I don't understand why the media keep on referring to "so many years of service" when talking of Samaranch. It was more of a disservice. Many people like me associate the IOC and Samaranch with autocracy, corruption and nepotism. The question, therefore, is: will the new president be able to undo what his predecessor has done?
Tridiv Borah, Germany/India

Different President but the same members so I wouldn't expect too many changes.
Kenneth, England

Rogge should steer IOC the ship in a more liberal and democratic manner. There is too much power within the inner circle of the organization. The perks that come with the positions should be reduced to make the officials work for their money. Less developed nations are less represented, and it is high time they are given more committee members.
Wanzusky, Canada

The IOC needs dynamic thinking and I trust that Rogge is the right person to do it. I wish him luck
  Rodney Lobo, Norway
I am not at all surprised that Rogge was elected President. I used to watch the Olympics faithfully until about 15 years ago, but all the scandal, politics and blatant corruption just turned me right off. I hope Rogge can turn things around, but I fear that the Olympics are on the slippery slope to "so, who cares."
Lynn F, Canada

I hope that sport will again come to the forefront of the Olympic movement. Samaranch, who was a disaster to the movement should have gone after Barcelona. I hope that Rogge will bring in younger and more idealistic blood to the organisation. The games must be made cheaper to host so that also less affuent countries can host them. What about dividing them between more than one city, or rotating them between the continents? The IOC needs dynamic thinking and I trust that Rogge is the right person to do it. I wish him luck.
Rodney Lobo, Norway

The whole organisation just gives the impression of being corrupt and sleazy. I notice that Samaranch's son has now joined the organisation, so it has nepotism included in the mix as well.
Bill, UK

Rogge's succession to the IOC presidency of this autocratic organization comes as no surprise.
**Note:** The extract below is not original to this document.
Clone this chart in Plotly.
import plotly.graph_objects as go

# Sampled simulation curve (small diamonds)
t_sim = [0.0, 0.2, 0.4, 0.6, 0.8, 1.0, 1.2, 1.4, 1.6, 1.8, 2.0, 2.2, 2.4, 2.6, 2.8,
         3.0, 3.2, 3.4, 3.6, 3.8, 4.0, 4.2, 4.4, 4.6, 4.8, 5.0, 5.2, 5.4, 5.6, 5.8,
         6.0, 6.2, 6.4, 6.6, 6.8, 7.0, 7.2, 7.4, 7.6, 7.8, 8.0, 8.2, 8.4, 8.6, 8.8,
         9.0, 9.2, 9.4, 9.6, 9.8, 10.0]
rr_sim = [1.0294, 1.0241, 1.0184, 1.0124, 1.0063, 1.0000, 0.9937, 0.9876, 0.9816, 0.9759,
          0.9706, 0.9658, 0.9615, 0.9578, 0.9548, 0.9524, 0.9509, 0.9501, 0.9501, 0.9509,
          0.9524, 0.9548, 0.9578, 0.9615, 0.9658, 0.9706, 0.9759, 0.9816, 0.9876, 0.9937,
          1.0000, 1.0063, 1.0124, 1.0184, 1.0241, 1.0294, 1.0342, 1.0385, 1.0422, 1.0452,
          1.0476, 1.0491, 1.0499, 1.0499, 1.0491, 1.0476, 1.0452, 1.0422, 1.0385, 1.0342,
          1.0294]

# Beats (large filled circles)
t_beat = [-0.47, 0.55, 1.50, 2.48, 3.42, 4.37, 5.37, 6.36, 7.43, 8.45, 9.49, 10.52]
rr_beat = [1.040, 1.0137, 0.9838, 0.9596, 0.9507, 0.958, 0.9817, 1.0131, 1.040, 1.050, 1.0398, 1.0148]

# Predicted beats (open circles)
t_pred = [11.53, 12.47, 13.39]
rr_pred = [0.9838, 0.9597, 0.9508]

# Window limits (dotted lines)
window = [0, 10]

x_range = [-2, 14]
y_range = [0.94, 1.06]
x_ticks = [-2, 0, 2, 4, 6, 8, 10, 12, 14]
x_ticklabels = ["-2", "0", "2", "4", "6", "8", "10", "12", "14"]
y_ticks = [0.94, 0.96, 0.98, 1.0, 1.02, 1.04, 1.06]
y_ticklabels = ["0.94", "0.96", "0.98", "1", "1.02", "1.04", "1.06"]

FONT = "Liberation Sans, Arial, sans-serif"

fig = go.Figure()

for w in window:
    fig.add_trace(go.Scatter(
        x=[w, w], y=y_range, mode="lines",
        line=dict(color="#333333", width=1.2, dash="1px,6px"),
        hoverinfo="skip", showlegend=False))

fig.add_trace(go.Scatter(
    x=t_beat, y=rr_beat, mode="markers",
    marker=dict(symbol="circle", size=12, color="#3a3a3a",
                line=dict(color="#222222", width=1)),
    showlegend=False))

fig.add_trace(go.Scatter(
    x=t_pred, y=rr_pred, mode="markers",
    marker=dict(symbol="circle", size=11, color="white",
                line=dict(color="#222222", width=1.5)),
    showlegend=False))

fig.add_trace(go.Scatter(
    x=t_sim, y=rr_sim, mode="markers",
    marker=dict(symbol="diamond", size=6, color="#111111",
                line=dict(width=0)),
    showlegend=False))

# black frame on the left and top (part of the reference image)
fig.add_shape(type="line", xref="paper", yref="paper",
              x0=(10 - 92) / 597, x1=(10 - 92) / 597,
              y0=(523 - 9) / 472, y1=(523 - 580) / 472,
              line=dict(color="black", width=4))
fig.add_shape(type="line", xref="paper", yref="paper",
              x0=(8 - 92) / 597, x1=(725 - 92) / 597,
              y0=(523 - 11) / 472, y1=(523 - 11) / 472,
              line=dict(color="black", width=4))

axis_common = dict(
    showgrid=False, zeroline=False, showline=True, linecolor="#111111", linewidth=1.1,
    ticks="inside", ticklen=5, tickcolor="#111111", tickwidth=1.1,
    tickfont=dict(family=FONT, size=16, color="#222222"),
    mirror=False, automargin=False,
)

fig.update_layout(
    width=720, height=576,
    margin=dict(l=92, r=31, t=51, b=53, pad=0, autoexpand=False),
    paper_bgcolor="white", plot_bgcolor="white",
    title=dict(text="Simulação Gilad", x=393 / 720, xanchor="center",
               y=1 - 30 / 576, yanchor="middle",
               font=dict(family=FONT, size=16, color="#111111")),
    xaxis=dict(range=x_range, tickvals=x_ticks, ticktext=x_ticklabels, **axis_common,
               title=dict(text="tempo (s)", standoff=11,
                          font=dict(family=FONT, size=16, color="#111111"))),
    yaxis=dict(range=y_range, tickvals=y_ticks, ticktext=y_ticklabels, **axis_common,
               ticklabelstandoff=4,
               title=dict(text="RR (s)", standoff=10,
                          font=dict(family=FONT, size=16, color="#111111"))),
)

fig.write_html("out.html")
He is a European and the IOC membership is overwhelmingly dominated by Europeans. This is evident in the fact that Europe has more votes on the IOC than Asia and the Americas combined. This is not a democratic organization by any stretch of the imagination, and for the next 8 years Rogge can expect to have heads of states and prime ministers bowing and scraping before him while they plead for the favour of the IOC. I think the time has come for democratic countries to disengage from any further dealings with this organization.